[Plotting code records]
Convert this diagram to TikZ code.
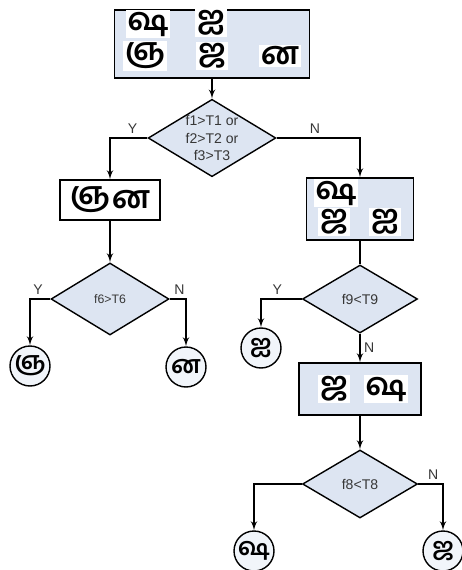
\documentclass[tikz,border=0pt]{standalone}
\usepackage{fontspec}
\usepackage{tikz}
\usetikzlibrary{shapes,arrows,positioning,calc}
\newfontfamily\tamilfont[Script=Tamil]{Hind Madurai}
\newfontfamily\labelfont{Liberation Sans}
\definecolor{boxblue}{RGB}{221,229,242}
\definecolor{textgray}{RGB}{55,55,55}

\begin{document}
\begin{tikzpicture}[auto, x=0.02cm, y=-0.02cm, >=latex', line width=0.8pt]
\tikzset{
procbox/.style  = {draw, shape=rectangle, fill=boxblue, inner sep=0pt},
plainbox/.style = {draw, shape=rectangle, fill=white, inner sep=0pt},
test/.style     = {draw, shape=diamond, fill=boxblue, aspect=1.65, inner sep=0pt, align=center, text=textgray, font=\labelfont\fontsize{8}{10}\selectfont},
leaf/.style     = {draw, shape=circle, fill=boxblue!40, minimum size=0.8cm, inner sep=0pt, font=\tamilfont\bfseries\fontsize{14}{14}\selectfont},
glyph/.style    = {fill=white, inner sep=1pt, font=\tamilfont\bfseries\fontsize{18}{18}\selectfont},
lbl/.style      = {text=textgray, font=\labelfont\fontsize{8}{9}\selectfont, inner sep=2pt},
}
\useasboundingbox (0,0) rectangle (462,570);

    % Root nodes
    \node [procbox, minimum width=3.9cm, minimum height=1.36cm] (root) at (212,44) {};
    \node [glyph] (root_sha) at (148,24) {ஷ};
    \node [glyph] (root_ai)  at (211,23) {ஐ};
    \node [glyph] (root_nya) at (145,56) {ஞ};
    \node [glyph] (root_ja)  at (212,56) {ஜ};
    \node [glyph] (root_na)  at (280,56) {ன};
    \node [test, minimum width=2.5cm, minimum height=1.52cm] (test_one) at (212,138) {f1>T1 or\\f2>T2 or\\f3>T3};

    % Root edges
    \draw [->] (root) -- (test_one);

    % Left branch nodes
    \node [plainbox, minimum width=2cm, minimum height=0.8cm] (left_box) at (110,200) {};
    \node [glyph] (left_nya) at (90,200) {ஞ};
    \node [glyph] (left_na)  at (131,200) {ன};
    \node [test, minimum width=2.36cm, minimum height=1.44cm, font=\labelfont\fontsize{7}{8}\selectfont] (test_six) at (110,299) {f6>T6};
    \node [leaf] (leaf_nya) at (30,366) {ஞ};
    \node [leaf] (leaf_na)  at (186,367) {ன};

    % Left branch edges
    \draw [->] (test_one.west) -| node[lbl, above, pos=0.2] {Y} (left_box);
    \draw [->] (left_box) -- (test_six);
    \draw [->] (test_six.west) -| node[lbl, above, pos=0.3] {Y} (leaf_nya);
    \draw [->] (test_six.east) -| node[lbl, above, pos=0.3] {N} (leaf_na);

    % Right branch nodes
    \node [procbox, minimum width=2.14cm, minimum height=1.24cm] (right_box) at (360,209) {};
    \node [glyph] (right_sha) at (336,193) {ஷ};
    \node [glyph] (right_ja)  at (334,222) {ஜ};
    \node [glyph] (right_ai)  at (385,222) {ஐ};
    \node [test, minimum width=2.3cm, minimum height=1.36cm] (test_nine) at (360,299) {f9<T9};
    \node [leaf] (leaf_ai) at (261,348) {ஐ};
    \node [procbox, minimum width=2.44cm, minimum height=1.04cm] (low_box) at (360,389) {};
    \node [glyph] (low_ja)  at (334,389) {ஜ};
    \node [glyph] (low_sha) at (386,389) {ஷ};
    \node [test, minimum width=2.3cm, minimum height=1.36cm] (test_eight) at (360,484) {f8<T8};
    \node [leaf] (leaf_sha) at (254,551) {ஷ};
    \node [leaf] (leaf_ja)  at (443,551) {ஜ};

    % Right branch edges
    \draw [->] (test_one.east) -| node[lbl, above, pos=0.23] {N} (right_box);
    \draw (right_box) -- (test_nine);
    \draw [->] (test_nine.west) -| node[lbl, above, pos=0.3] {Y} (leaf_ai);
    \draw [->] (test_nine) -- node[lbl, right] {N} (low_box);
    \draw [->] (low_box) -- (test_eight);
    \draw [->] (test_eight.west) -| (leaf_sha);
    \draw [->] (test_eight.east) -| node[lbl, above, pos=0.3] {N} (leaf_ja);

\end{tikzpicture}
\end{document}
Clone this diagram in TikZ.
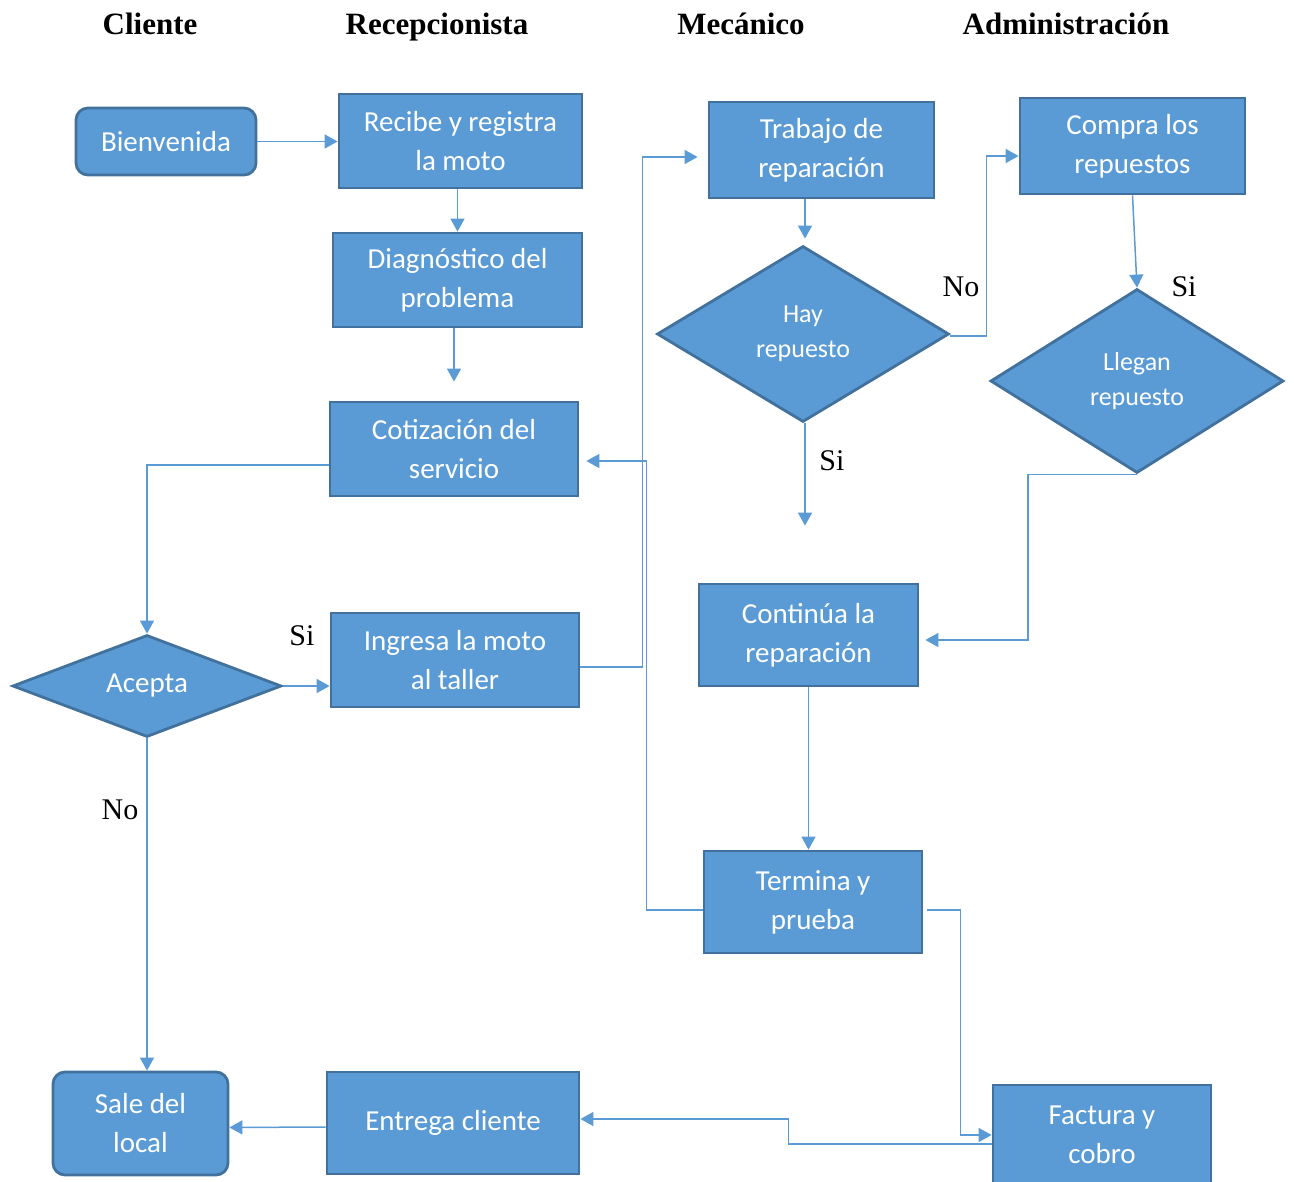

* [Task to carry out]
Without the pictures, please reproduce each line of the listing above exactly, from the first one through the line bearing "(0,0) rectangle (462,570);".

* [The completed task]
Convert this diagram to TikZ code.
\documentclass[tikz,border=0pt]{standalone}
\usepackage{fontspec}
\usepackage{tikz}
\usetikzlibrary{shapes,arrows,positioning,calc}
\newfontfamily\tamilfont[Script=Tamil]{Hind Madurai}
\newfontfamily\labelfont{Liberation Sans}
\definecolor{boxblue}{RGB}{221,229,242}
\definecolor{textgray}{RGB}{55,55,55}

\begin{document}
\begin{tikzpicture}[auto, x=0.02cm, y=-0.02cm, >=latex', line width=0.8pt]
\tikzset{
procbox/.style  = {draw, shape=rectangle, fill=boxblue, inner sep=0pt},
plainbox/.style = {draw, shape=rectangle, fill=white, inner sep=0pt},
test/.style     = {draw, shape=diamond, fill=boxblue, aspect=1.65, inner sep=0pt, align=center, text=textgray, font=\labelfont\fontsize{8}{10}\selectfont},
leaf/.style     = {draw, shape=circle, fill=boxblue!40, minimum size=0.8cm, inner sep=0pt, font=\tamilfont\bfseries\fontsize{14}{14}\selectfont},
glyph/.style    = {fill=white, inner sep=1pt, font=\tamilfont\bfseries\fontsize{18}{18}\selectfont},
lbl/.style      = {text=textgray, font=\labelfont\fontsize{8}{9}\selectfont, inner sep=2pt},
}
\useasboundingbox (0,0) rectangle (462,570);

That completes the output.